Jahan: I almost took it on as research, like, look how many people are repeating these age-old generalizations about women: that we don’t do the work, and we can't be trusted. It had me imagining girls who are aspiring artists, songwriters, or DJs, seeing how their own scene talks about them and how that reinforces a feeling of, “I should probably stay out of here.” Of course it affected my mental health, but I tried to take a more objective view, like, “We need to look at this and see that this is a problem within this genre, and in the industry in general.”

Was starting your own record label part of reestablishing your identity?

Yasmine: Yes. After the lawsuit, we worked to keep everything moving in a forward direction, and starting Mixed Kids Records has really helped our evolution. Being able to call all our own shots, own all our masters, and being the people who fund our own projects has changed the way we think about everything. We're more careful in some ways, but we're a lot more excited and just shooting from the hip in others. To have full agency has been the best thing for us.

Was connecting musically with your Pakistani heritage part of it too?

Jahan: Yeah, we started examining our roots and these identities within us: the Muslim-raised Yousaf girls, but also the sexually liberated girls who grew up with a Western education. “East meets West” has been our motto—our mother is American, German, Lithuanian. Our father is Pakistani. We grew up listening to Bollywood music but also Led Zeppelin, celebrating Christmas but also fasting for Ramadan. It was a really exciting challenge for us to see how we can lean into that. Playing visuals of Bollywood dance sequences and ancient temples in the studio while we're sampling tablas and dhol [drums] but also creating lush polysynths that are very nostalgic for electronic dance music. And with the art, layering the gritty punk rock aesthetic with lotus flowers and paisleys—Islamic-inspired imagery. I think all of that is what makes this project so real for us.

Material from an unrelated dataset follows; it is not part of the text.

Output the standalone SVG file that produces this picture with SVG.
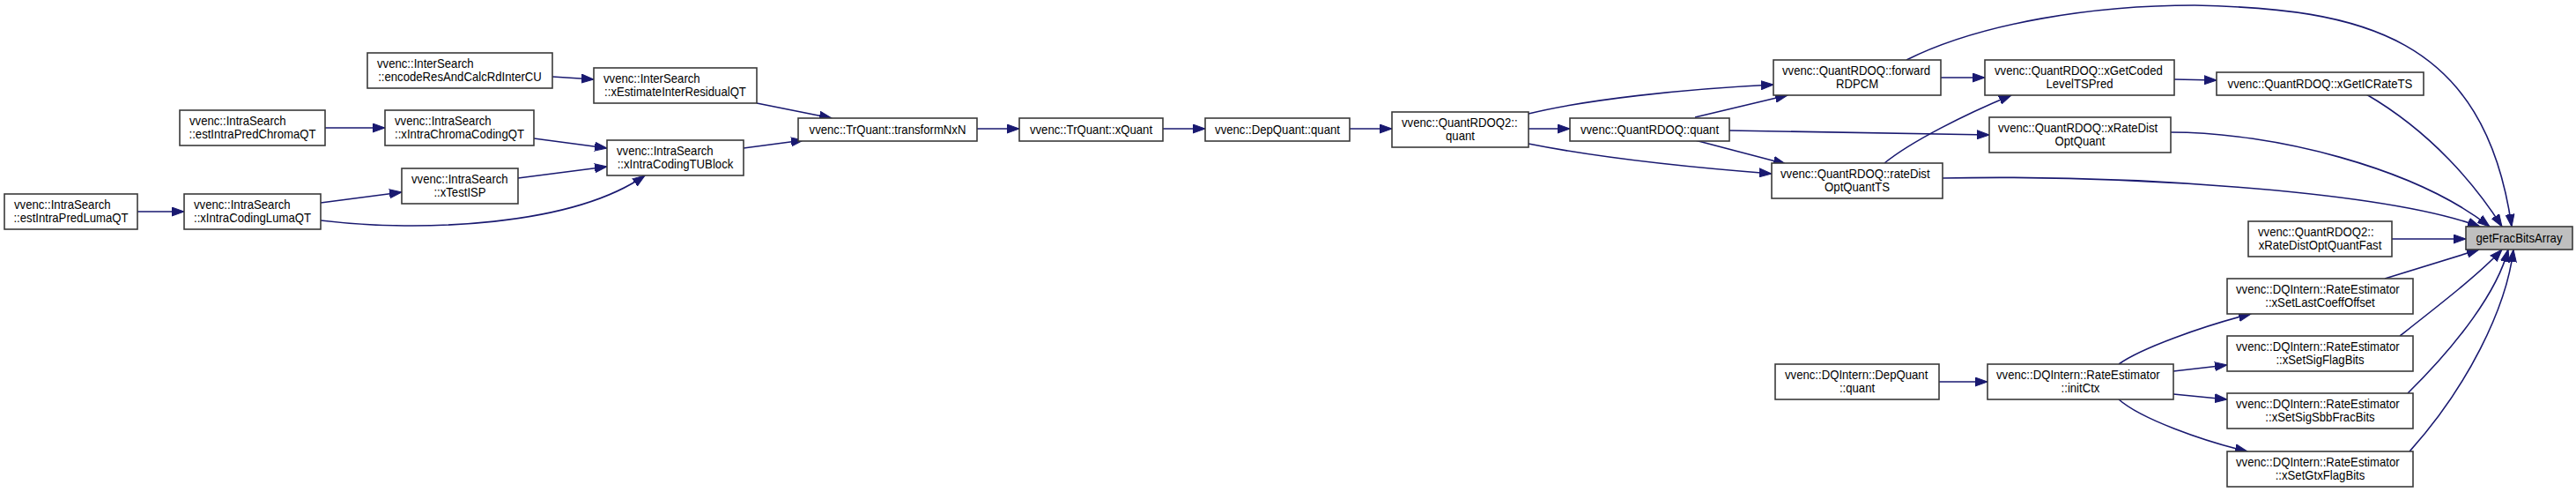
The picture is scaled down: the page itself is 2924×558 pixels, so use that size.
<svg xmlns="http://www.w3.org/2000/svg" width="2924" height="558" viewBox="0 0 2924 558">
<defs>
<style>
.n rect{fill:#ffffff;stroke:#3a3a3a;stroke-width:1.6}
.n.hl rect{fill:#bfbfbf}
.n text{font-family:"Liberation Sans",Arial,sans-serif;font-size:14px;fill:#000}
.n text.c{text-anchor:middle}
.e path{fill:none;stroke:#191970;stroke-width:1.6}
</style>
<marker id="a" markerUnits="userSpaceOnUse" markerWidth="15" markerHeight="11" refX="14" refY="5.5" orient="auto" viewBox="0 0 15 11">
<path d="M0,0.5 L14,5.5 L0,10.5 z" fill="#191970" stroke="#191970" stroke-width="1"/>
</marker>
</defs>
<rect width="2924" height="558" fill="#ffffff"/>
<g id="connectors" class="e">
<path marker-end="url(#a)" d="M627,87 L674,90"/>
<path marker-end="url(#a)" d="M369,145 L437,145"/>
<path marker-end="url(#a)" d="M606,157 L689,168"/>
<path marker-end="url(#a)" d="M588,202 L689,189"/>
<path marker-end="url(#a)" d="M156,240 L209,240"/>
<path marker-end="url(#a)" d="M364,230 L456,218"/>
<path marker-end="url(#a)" d="M364,250 C480,264 650,256 732,199"/>
<path marker-end="url(#a)" d="M859,117 L944,134"/>
<path marker-end="url(#a)" d="M844,168 L912,159"/>
<path marker-end="url(#a)" d="M1109,146 L1157,146"/>
<path marker-end="url(#a)" d="M1320,146 L1368,146"/>
<path marker-end="url(#a)" d="M1532,146 L1580,146"/>
<path marker-end="url(#a)" d="M1735,129 C1800,113 1910,101 2013,96"/>
<path marker-end="url(#a)" d="M1735,146 L1782,146"/>
<path marker-end="url(#a)" d="M1735,163 C1820,180 1920,190 2011,197"/>
<path marker-end="url(#a)" d="M1924,133 L2029,108"/>
<path marker-end="url(#a)" d="M1963,148 L2258,153"/>
<path marker-end="url(#a)" d="M1924,159 L2027,186"/>
<path marker-end="url(#a)" d="M2203,88 L2253,88"/>
<path marker-end="url(#a)" d="M2164,68 C2250,25 2380,6 2491,6 C2680,10 2820,40 2851,257"/>
<path marker-end="url(#a)" d="M2468,90 L2516,91"/>
<path marker-end="url(#a)" d="M2686,107 C2760,150 2810,210 2840,257"/>
<path marker-end="url(#a)" d="M2464,150 C2580,150 2740,190 2826,257"/>
<path marker-end="url(#a)" d="M2139,185 C2170,160 2230,130 2283,108"/>
<path marker-end="url(#a)" d="M2205,202 C2400,198 2700,215 2815,257"/>
<path marker-end="url(#a)" d="M2715,271 L2799,271"/>
<path marker-end="url(#a)" d="M2707,316 L2814,283"/>
<path marker-end="url(#a)" d="M2724,381 C2770,345 2815,310 2840,283"/>
<path marker-end="url(#a)" d="M2733,446 C2790,390 2835,330 2847,283"/>
<path marker-end="url(#a)" d="M2735,512 C2800,440 2845,350 2853,283"/>
<path marker-end="url(#a)" d="M2201,433 L2256,433"/>
<path marker-end="url(#a)" d="M2405,413 C2430,395 2500,370 2555,356"/>
<path marker-end="url(#a)" d="M2467,421 L2528,414"/>
<path marker-end="url(#a)" d="M2467,447 L2528,453"/>
<path marker-end="url(#a)" d="M2405,453 C2430,475 2500,500 2551,512"/>
</g>
<g id="n1" class="n"><rect x="5" y="220" width="151" height="40"/><text transform="translate(16,236.5) scale(0.94,1)">vvenc::IntraSearch</text><text class="c" transform="translate(80.5,251.5) scale(0.94,1)">::estIntraPredLumaQT</text></g>
<g id="n2" class="n"><rect x="209" y="220" width="155" height="40"/><text transform="translate(220,236.5) scale(0.94,1)">vvenc::IntraSearch</text><text class="c" transform="translate(286.5,251.5) scale(0.94,1)">::xIntraCodingLumaQT</text></g>
<g id="n3" class="n"><rect x="204" y="125" width="165" height="40"/><text transform="translate(215,141.5) scale(0.94,1)">vvenc::IntraSearch</text><text class="c" transform="translate(286.5,156.5) scale(0.94,1)">::estIntraPredChromaQT</text></g>
<g id="n4" class="n"><rect x="437" y="125" width="169" height="40"/><text transform="translate(448,141.5) scale(0.94,1)">vvenc::IntraSearch</text><text class="c" transform="translate(521.5,156.5) scale(0.94,1)">::xIntraChromaCodingQT</text></g>
<g id="n5" class="n"><rect x="456" y="191" width="132" height="40"/><text transform="translate(467,207.5) scale(0.94,1)">vvenc::IntraSearch</text><text class="c" transform="translate(522,222.5) scale(0.94,1)">::xTestISP</text></g>
<g id="n6" class="n"><rect x="417" y="60" width="210" height="40"/><text transform="translate(428,76.5) scale(0.94,1)">vvenc::InterSearch</text><text class="c" transform="translate(522,91.5) scale(0.94,1)">::encodeResAndCalcRdInterCU</text></g>
<g id="n7" class="n"><rect x="674" y="77" width="185" height="40"/><text transform="translate(685,93.5) scale(0.94,1)">vvenc::InterSearch</text><text class="c" transform="translate(766.5,108.5) scale(0.94,1)">::xEstimateInterResidualQT</text></g>
<g id="n8" class="n"><rect x="689" y="159" width="155" height="40"/><text transform="translate(700,175.5) scale(0.94,1)">vvenc::IntraSearch</text><text class="c" transform="translate(766.5,190.5) scale(0.94,1)">::xIntraCodingTUBlock</text></g>
<g id="n9" class="n"><rect x="906" y="134" width="203" height="26"/><text class="c" transform="translate(1007.5,151.5) scale(0.94,1)">vvenc::TrQuant::transformNxN</text></g>
<g id="n10" class="n"><rect x="1157" y="134" width="163" height="26"/><text class="c" transform="translate(1238.5,151.5) scale(0.94,1)">vvenc::TrQuant::xQuant</text></g>
<g id="n11" class="n"><rect x="1368" y="134" width="164" height="26"/><text class="c" transform="translate(1450,151.5) scale(0.94,1)">vvenc::DepQuant::quant</text></g>
<g id="n12" class="n"><rect x="1580" y="127" width="155" height="40"/><text transform="translate(1591,143.5) scale(0.94,1)">vvenc::QuantRDOQ2::</text><text class="c" transform="translate(1657.5,158.5) scale(0.94,1)">quant</text></g>
<g id="n13" class="n"><rect x="1782" y="134" width="181" height="26"/><text class="c" transform="translate(1872.5,151.5) scale(0.94,1)">vvenc::QuantRDOQ::quant</text></g>
<g id="n14" class="n"><rect x="2013" y="68" width="190" height="40"/><text transform="translate(2023,84.5) scale(0.94,1)">vvenc::QuantRDOQ::forward</text><text class="c" transform="translate(2108,99.5) scale(0.94,1)">RDPCM</text></g>
<g id="n15" class="n"><rect x="2011" y="185" width="194" height="40"/><text transform="translate(2021,201.5) scale(0.94,1)">vvenc::QuantRDOQ::rateDist</text><text class="c" transform="translate(2108,216.5) scale(0.94,1)">OptQuantTS</text></g>
<g id="n16" class="n"><rect x="2253" y="68" width="215" height="40"/><text transform="translate(2264,84.5) scale(0.94,1)">vvenc::QuantRDOQ::xGetCoded</text><text class="c" transform="translate(2360.5,99.5) scale(0.94,1)">LevelTSPred</text></g>
<g id="n17" class="n"><rect x="2258" y="133" width="206" height="40"/><text transform="translate(2268,149.5) scale(0.94,1)">vvenc::QuantRDOQ::xRateDist</text><text class="c" transform="translate(2361,164.5) scale(0.94,1)">OptQuant</text></g>
<g id="n18" class="n"><rect x="2516" y="82" width="235" height="26"/><text class="c" transform="translate(2633.5,99.5) scale(0.94,1)">vvenc::QuantRDOQ::xGetICRateTS</text></g>
<g id="n19" class="n"><rect x="2552" y="251" width="163" height="40"/><text transform="translate(2563,267.5) scale(0.94,1)">vvenc::QuantRDOQ2::</text><text class="c" transform="translate(2633.5,282.5) scale(0.94,1)">xRateDistOptQuantFast</text></g>
<g id="n20" class="n hl"><rect x="2799" y="257" width="121" height="26"/><text class="c" transform="translate(2859.5,274.5) scale(0.94,1)">getFracBitsArray</text></g>
<g id="n21" class="n"><rect x="2015" y="413" width="186" height="40"/><text transform="translate(2026,429.5) scale(0.94,1)">vvenc::DQIntern::DepQuant</text><text class="c" transform="translate(2108,444.5) scale(0.94,1)">::quant</text></g>
<g id="n22" class="n"><rect x="2256" y="413" width="211" height="40"/><text transform="translate(2266,429.5) scale(0.94,1)">vvenc::DQIntern::RateEstimator</text><text class="c" transform="translate(2361.5,444.5) scale(0.94,1)">::initCtx</text></g>
<g id="n23" class="n"><rect x="2528" y="316" width="211" height="40"/><text transform="translate(2538,332.5) scale(0.94,1)">vvenc::DQIntern::RateEstimator</text><text class="c" transform="translate(2633.5,347.5) scale(0.94,1)">::xSetLastCoeffOffset</text></g>
<g id="n24" class="n"><rect x="2528" y="381" width="211" height="40"/><text transform="translate(2538,397.5) scale(0.94,1)">vvenc::DQIntern::RateEstimator</text><text class="c" transform="translate(2633.5,412.5) scale(0.94,1)">::xSetSigFlagBits</text></g>
<g id="n25" class="n"><rect x="2528" y="446" width="211" height="40"/><text transform="translate(2538,462.5) scale(0.94,1)">vvenc::DQIntern::RateEstimator</text><text class="c" transform="translate(2633.5,477.5) scale(0.94,1)">::xSetSigSbbFracBits</text></g>
<g id="n26" class="n"><rect x="2528" y="512" width="211" height="40"/><text transform="translate(2538,528.5) scale(0.94,1)">vvenc::DQIntern::RateEstimator</text><text class="c" transform="translate(2633.5,543.5) scale(0.94,1)">::xSetGtxFlagBits</text></g>
</svg>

Does the album’s title relate to the idea of starting from zero?

Jahan: That's one of our many interpretations. When zer0 came out, our dad texted us this inspiring message saying how every single moment is an opportunity to start again at zero. I think that's such a good reminder. The phrase “zero o'clock” keeps coming into my head—the idea that this moment is all we have, and whenever we are holding onto the baggage of the past, or anxious about the future, it’s because we're not living in that sacred space of zero.

After everything, how does it feel to have this very personal record out in the world?

Yasmine: It's very surreal. It’s scary to release a body of work you've been developing for so long. Almost in a motherly way, part of me just wanted to hold it in the womb longer because it was just ours at that point. But eventually you need to let go, and I’m so excited and refreshed by the fact that people can hear who we've evolved into, and where we’re going next because everything is a stepping-stone. I love that people are getting to know us better, little by little.

What would you tell young women venturing into male-dominated creative spaces?

Jahan: Really take the time to get to know your inner world because women have such magic. Yes, we are always changing, but lean into how that makes you unique and magical and unpredictable, and how exciting that can be once you get to know that her, or it, or him, or creature within you. Honor whoever that is. If it's gross, if it's ugly, if it's angry, if it's pathetic, if it's sad, if it's emo, if it's sexual, if it’s sensual... just express that fearlessly. A lot of artists are trying to make music for commerce, but if you really want to have a sustainable and growing business, have faith that when you honor that, the universe will reward you in the long term.